■ GIVEN DATA:
= = = = = = =

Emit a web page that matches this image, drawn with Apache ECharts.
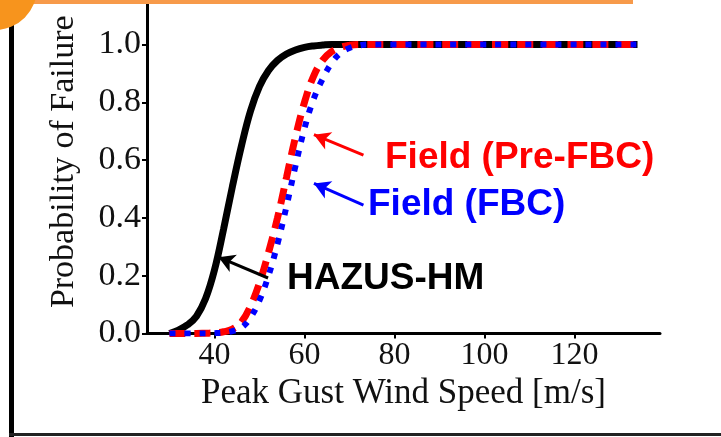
<!DOCTYPE html>
<html>
<head>
<meta charset="utf-8">
<script src="https://cdn.jsdelivr.net/npm/echarts@6/dist/echarts.min.js"></script>
<style>html,body{margin:0;padding:0;background:#fff;}#c{width:721px;height:437px;}</style>
</head>
<body>
<div id="c"></div>
<script>
// ---- data ----
const xTicks = [40, 60, 80, 100, 120];
const yTicks = [0, 0.2, 0.4, 0.6, 0.8, 1.0];

const hazusSpeed = [30, 32, 34, 36, 38, 40, 42, 44, 46, 48, 50, 52, 54, 56, 58, 60, 62, 64, 66, 70, 80, 100, 134];
const hazusProb  = [0, 0.012, 0.03, 0.06, 0.12, 0.22, 0.36, 0.51, 0.65, 0.77, 0.855, 0.91, 0.945, 0.967, 0.981, 0.99, 0.995, 0.998, 1, 1, 1, 1, 1];

const preFbcSpeed = [30, 32, 34, 36, 38, 40, 42, 44, 46, 48, 50, 52, 54, 56, 58, 60, 62, 64, 66, 68, 70, 72, 76, 80, 100, 134];
const preFbcProb  = [0, 0, 0, 0, 0.001, 0.002, 0.006, 0.015, 0.04, 0.095, 0.175, 0.28, 0.4, 0.54, 0.68, 0.8, 0.89, 0.945, 0.975, 0.99, 0.997, 1, 1, 1, 1, 1];

const fbcSpeed = [30, 32, 34, 36, 38, 40, 42, 44, 46, 48, 50, 52, 54, 56, 58, 60, 62, 64, 66, 68, 70, 72, 74, 78, 80, 100, 134];
const fbcProb  = [0, 0, 0, 0, 0, 0.001, 0.003, 0.008, 0.02, 0.055, 0.115, 0.2, 0.31, 0.44, 0.58, 0.71, 0.81, 0.88, 0.935, 0.97, 0.988, 0.996, 1, 1, 1, 1, 1];

// arrows (tail -> head) in data coordinates
const arrowPre   = [[73.1, 0.617], [62.1, 0.688]];
const arrowFbc   = [[73.1, 0.444], [62.1, 0.519]];
const arrowHazus = [[51.9, 0.192], [40.9, 0.264]];

const pairs = (xs, ys) => xs.map((x, i) => [x, ys[i]]);

const chart = echarts.init(document.getElementById('c'), null, {renderer: 'canvas'});
const serif = '"Liberation Serif", "Times New Roman", serif';
const sans = '"Liberation Sans", Arial, sans-serif';

function arrowLine(pts, color) {
  return {
    silent: true,
    symbol: ['none', 'arrow'],
    symbolSize: [14, 16],
    label: {show: false},
    lineStyle: {color: color, width: 3, type: 'solid'},
    data: [[{coord: pts[0]}, {coord: pts[1]}]],
    animation: false
  };
}

chart.setOption({
  animation: false,
  backgroundColor: '#ffffff',
  grid: {left: 147, right: 61, top: 4, bottom: 103.5, containLabel: false},
  xAxis: {
    type: 'value', min: 25, max: 139,
    name: 'Peak Gust Wind Speed [m/s]', nameLocation: 'middle', nameGap: 36,
    nameTextStyle: {fontFamily: serif, fontSize: 35, color: '#111'},
    axisLine: {show: true, onZero: false, lineStyle: {color: '#000', width: 3}},
    axisTick: {show: true, length: 5, lineStyle: {color: '#000', width: 2}, customValues: xTicks},
    axisLabel: {fontFamily: serif, fontSize: 32, color: '#111', margin: 6, customValues: xTicks},
    splitLine: {show: false}
  },
  yAxis: {
    type: 'value', min: 0, max: 1.14,
    name: 'Probability of Failure', nameLocation: 'middle', nameGap: 66, nameRotate: 90,
    nameTextStyle: {fontFamily: serif, fontSize: 34, color: '#111', padding: [0, 0, 0, 14]},
    axisLine: {show: true, lineStyle: {color: '#000', width: 3}},
    axisTick: {show: true, length: 5, lineStyle: {color: '#000', width: 2}, customValues: yTicks},
    axisLabel: {fontFamily: serif, fontSize: 34, color: '#111', margin: 6, customValues: yTicks,
                formatter: v => v.toFixed(1)},
    splitLine: {show: false}
  },
  series: [
    {
      name: 'HAZUS-HM', type: 'line', data: pairs(hazusSpeed, hazusProb),
      showSymbol: false, smooth: 0.4,
      lineStyle: {color: '#000', width: 7},
      markLine: arrowLine(arrowHazus, '#000'), z: 2
    },
    {
      name: 'Field (Pre-FBC)', type: 'line', data: pairs(preFbcSpeed, preFbcProb),
      showSymbol: false, smooth: 0.4,
      lineStyle: {color: '#ff0000', width: 7, type: [16, 9]},
      markLine: arrowLine(arrowPre, '#ff0000'), z: 3
    },
    {
      name: 'Field (FBC)', type: 'line', data: pairs(fbcSpeed, fbcProb),
      showSymbol: false, smooth: 0.4,
      lineStyle: {color: '#0000ff', width: 6, type: [6, 9]},
      markLine: arrowLine(arrowFbc, '#0000ff'), z: 4
    }
  ],
  graphic: [
    {type: 'rect', shape: {x: 0, y: 0, width: 633, height: 4}, style: {fill: '#f79a4a'}, z: 10},
    {type: 'rect', shape: {x: 9, y: 0, width: 5, height: 437}, style: {fill: '#000'}, z: 9},
    {type: 'rect', shape: {x: 9, y: 433, width: 712, height: 3}, style: {fill: '#222'}, z: 9},
    {type: 'circle', shape: {cx: -5, cy: -12, r: 42}, style: {fill: '#f7941d'}, z: 11},
    {type: 'text', style: {x: 385, y: 158, text: 'Field (Pre-FBC)', font: 'bold 37px ' + sans, fill: '#ff0000', verticalAlign: 'middle'}, z: 12},
    {type: 'text', style: {x: 368, y: 205, text: 'Field (FBC)', font: 'bold 37px ' + sans, fill: '#0000ff', verticalAlign: 'middle'}, z: 12},
    {type: 'text', style: {x: 287, y: 279, text: 'HAZUS-HM', font: 'bold 37px ' + sans, fill: '#000', verticalAlign: 'middle'}, z: 12}
  ]
});
</script>
</body>
</html>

= = = = = = =

■ PROMPT:
Copy the listing in full and without alteration, omitting every picture.

■ WRITTEN RESPONSE:
Emit a web page that matches this image, drawn with Apache ECharts.
<!DOCTYPE html>
<html>
<head>
<meta charset="utf-8">
<script src="https://cdn.jsdelivr.net/npm/echarts@6/dist/echarts.min.js"></script>
<style>html,body{margin:0;padding:0;background:#fff;}#c{width:721px;height:437px;}</style>
</head>
<body>
<div id="c"></div>
<script>
// ---- data ----
const xTicks = [40, 60, 80, 100, 120];
const yTicks = [0, 0.2, 0.4, 0.6, 0.8, 1.0];

const hazusSpeed = [30, 32, 34, 36, 38, 40, 42, 44, 46, 48, 50, 52, 54, 56, 58, 60, 62, 64, 66, 70, 80, 100, 134];
const hazusProb  = [0, 0.012, 0.03, 0.06, 0.12, 0.22, 0.36, 0.51, 0.65, 0.77, 0.855, 0.91, 0.945, 0.967, 0.981, 0.99, 0.995, 0.998, 1, 1, 1, 1, 1];

const preFbcSpeed = [30, 32, 34, 36, 38, 40, 42, 44, 46, 48, 50, 52, 54, 56, 58, 60, 62, 64, 66, 68, 70, 72, 76, 80, 100, 134];
const preFbcProb  = [0, 0, 0, 0, 0.001, 0.002, 0.006, 0.015, 0.04, 0.095, 0.175, 0.28, 0.4, 0.54, 0.68, 0.8, 0.89, 0.945, 0.975, 0.99, 0.997, 1, 1, 1, 1, 1];

const fbcSpeed = [30, 32, 34, 36, 38, 40, 42, 44, 46, 48, 50, 52, 54, 56, 58, 60, 62, 64, 66, 68, 70, 72, 74, 78, 80, 100, 134];
const fbcProb  = [0, 0, 0, 0, 0, 0.001, 0.003, 0.008, 0.02, 0.055, 0.115, 0.2, 0.31, 0.44, 0.58, 0.71, 0.81, 0.88, 0.935, 0.97, 0.988, 0.996, 1, 1, 1, 1, 1];

// arrows (tail -> head) in data coordinates
const arrowPre   = [[73.1, 0.617], [62.1, 0.688]];
const arrowFbc   = [[73.1, 0.444], [62.1, 0.519]];
const arrowHazus = [[51.9, 0.192], [40.9, 0.264]];

const pairs = (xs, ys) => xs.map((x, i) => [x, ys[i]]);

const chart = echarts.init(document.getElementById('c'), null, {renderer: 'canvas'});
const serif = '"Liberation Serif", "Times New Roman", serif';
const sans = '"Liberation Sans", Arial, sans-serif';

function arrowLine(pts, color) {
  return {
    silent: true,
    symbol: ['none', 'arrow'],
    symbolSize: [14, 16],
    label: {show: false},
    lineStyle: {color: color, width: 3, type: 'solid'},
    data: [[{coord: pts[0]}, {coord: pts[1]}]],
    animation: false
  };
}

chart.setOption({
  animation: false,
  backgroundColor: '#ffffff',
  grid: {left: 147, right: 61, top: 4, bottom: 103.5, containLabel: false},
  xAxis: {
    type: 'value', min: 25, max: 139,
    name: 'Peak Gust Wind Speed [m/s]', nameLocation: 'middle', nameGap: 36,
    nameTextStyle: {fontFamily: serif, fontSize: 35, color: '#111'},
    axisLine: {show: true, onZero: false, lineStyle: {color: '#000', width: 3}},
    axisTick: {show: true, length: 5, lineStyle: {color: '#000', width: 2}, customValues: xTicks},
    axisLabel: {fontFamily: serif, fontSize: 32, color: '#111', margin: 6, customValues: xTicks},
    splitLine: {show: false}
  },
  yAxis: {
    type: 'value', min: 0, max: 1.14,
    name: 'Probability of Failure', nameLocation: 'middle', nameGap: 66, nameRotate: 90,
    nameTextStyle: {fontFamily: serif, fontSize: 34, color: '#111', padding: [0, 0, 0, 14]},
    axisLine: {show: true, lineStyle: {color: '#000', width: 3}},
    axisTick: {show: true, length: 5, lineStyle: {color: '#000', width: 2}, customValues: yTicks},
    axisLabel: {fontFamily: serif, fontSize: 34, color: '#111', margin: 6, customValues: yTicks,
                formatter: v => v.toFixed(1)},
    splitLine: {show: false}
  },
  series: [
    {
      name: 'HAZUS-HM', type: 'line', data: pairs(hazusSpeed, hazusProb),
      showSymbol: false, smooth: 0.4,
      lineStyle: {color: '#000', width: 7},
      markLine: arrowLine(arrowHazus, '#000'), z: 2
    },
    {
      name: 'Field (Pre-FBC)', type: 'line', data: pairs(preFbcSpeed, preFbcProb),
      showSymbol: false, smooth: 0.4,
      lineStyle: {color: '#ff0000', width: 7, type: [16, 9]},
      markLine: arrowLine(arrowPre, '#ff0000'), z: 3
    },
    {
      name: 'Field (FBC)', type: 'line', data: pairs(fbcSpeed, fbcProb),
      showSymbol: false, smooth: 0.4,
      lineStyle: {color: '#0000ff', width: 6, type: [6, 9]},
      markLine: arrowLine(arrowFbc, '#0000ff'), z: 4
    }
  ],
  graphic: [
    {type: 'rect', shape: {x: 0, y: 0, width: 633, height: 4}, style: {fill: '#f79a4a'}, z: 10},
    {type: 'rect', shape: {x: 9, y: 0, width: 5, height: 437}, style: {fill: '#000'}, z: 9},
    {type: 'rect', shape: {x: 9, y: 433, width: 712, height: 3}, style: {fill: '#222'}, z: 9},
    {type: 'circle', shape: {cx: -5, cy: -12, r: 42}, style: {fill: '#f7941d'}, z: 11},
    {type: 'text', style: {x: 385, y: 158, text: 'Field (Pre-FBC)', font: 'bold 37px ' + sans, fill: '#ff0000', verticalAlign: 'middle'}, z: 12},
    {type: 'text', style: {x: 368, y: 205, text: 'Field (FBC)', font: 'bold 37px ' + sans, fill: '#0000ff', verticalAlign: 'middle'}, z: 12},
    {type: 'text', style: {x: 287, y: 279, text: 'HAZUS-HM', font: 'bold 37px ' + sans, fill: '#000', verticalAlign: 'middle'}, z: 12}
  ]
});
</script>
</body>
</html>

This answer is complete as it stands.